The year-long investigation by FA revealed two key sites, which the Agency says are very likely mass graves from the time of the occupation of the village, including one previously unidentified.
“Taken together,” FA said in a statement, “the component parts of our investigation demonstrate the ways in which the memory of the land supports the memory of its inhabitants.”
Tantura’s previously identified mass grave was described as being located below a car park for Dor Beach, although the site has not been exhumed or excavated.
An additional possible execution site is believed to have been a courtyard behind the house of the Haj Yahya family, where human bones were reportedly found on the site, years later, leading researchers to assess there may also be a mass grave there.
The FA investigation builds extensively on the documentary “Tantura” by Alon Schwarz, which made headlines last year following its release.
Featuring the perpetrators themselves through audio clips and video interviews collected from Israeli researcher, Teddy Katz, as part of his master’s thesis, a former soldier known as Yosef Diamont, laughs as he recalls a comrade using a machine gun to kill captured Palestinian men as they sat inside a barbed-wire enclosure, and remembered others chasing after villagers and raping a woman.
Arranged by the International Centre of Justice for Palestinians, the harrowing film was screened at the British Academy of Film and Television Arts (Bafta) last month to mark the 75th anniversary of the massacre, followed by a panel, including Israeli-British historian, Professor Avi Shlaim, Palestinian academic Professor, Nur Masalha and Hala.
Distressingly eye-opening, the film was praised for exposing Israel’s deliberate obliteration of the village of Tantura; however, Professor Masalha noted that the documentary was also ultimately directly supported by the Israeli government, through funding from the Ministry of Culture and Sport.
“This is a film funded by the Israeli Ministry of Culture and Sports.
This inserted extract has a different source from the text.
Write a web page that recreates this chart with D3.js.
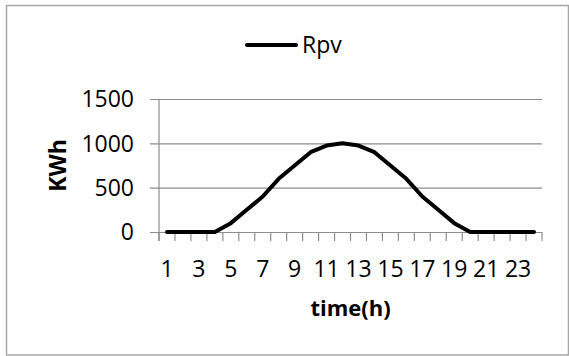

You must remember that. Is it a hasbara film (Israeli propaganda)? No, it’s much more subtle than that. But it’s a film about Israel’s perspective and multiple Zionists perspectives and very little to do with Palestinian voices. The Palestinian voices are silenced here, and the Israelis are still yet to face consequences for this massacre.”
Ever since Palestinians were forced from their homes by Israel in 1948, the Zionist leadership has developed a scheme to control the Palestinian people, thwart their ability to resist and reject Zionist ongoing occupation and brutalities.
Hala added, “The result of all of this is that, 75 years later, the majority of the Tantura villagers remain living as refugees in UN administered refugee camps in Syria, Lebanon and Jordan.”
“There are now five generations living in the camps, living in limbo, with no human rights, no right to return to their home, no citizenship and living at the mercy of regional and international politics. Although my father, uncles and aunts were born in Tantura, and they own the majority of the land, they have no right to return.
Hala, who is also a Production Finance Executive at the American TV and film production company, Netflix, is currently working on a documentary focusing on her relatives and former residents of her family’s home town, Tantura.
“When I started making my film about the massacre in Tantura in 2007, there was virtually no information about Tantura or the other massacres that were committed in Palestine.”
She concluded, “Once my film is completed, I think it will shed even further light on Tantura. Tantura represents a microcosm to the whole story of Palestine.”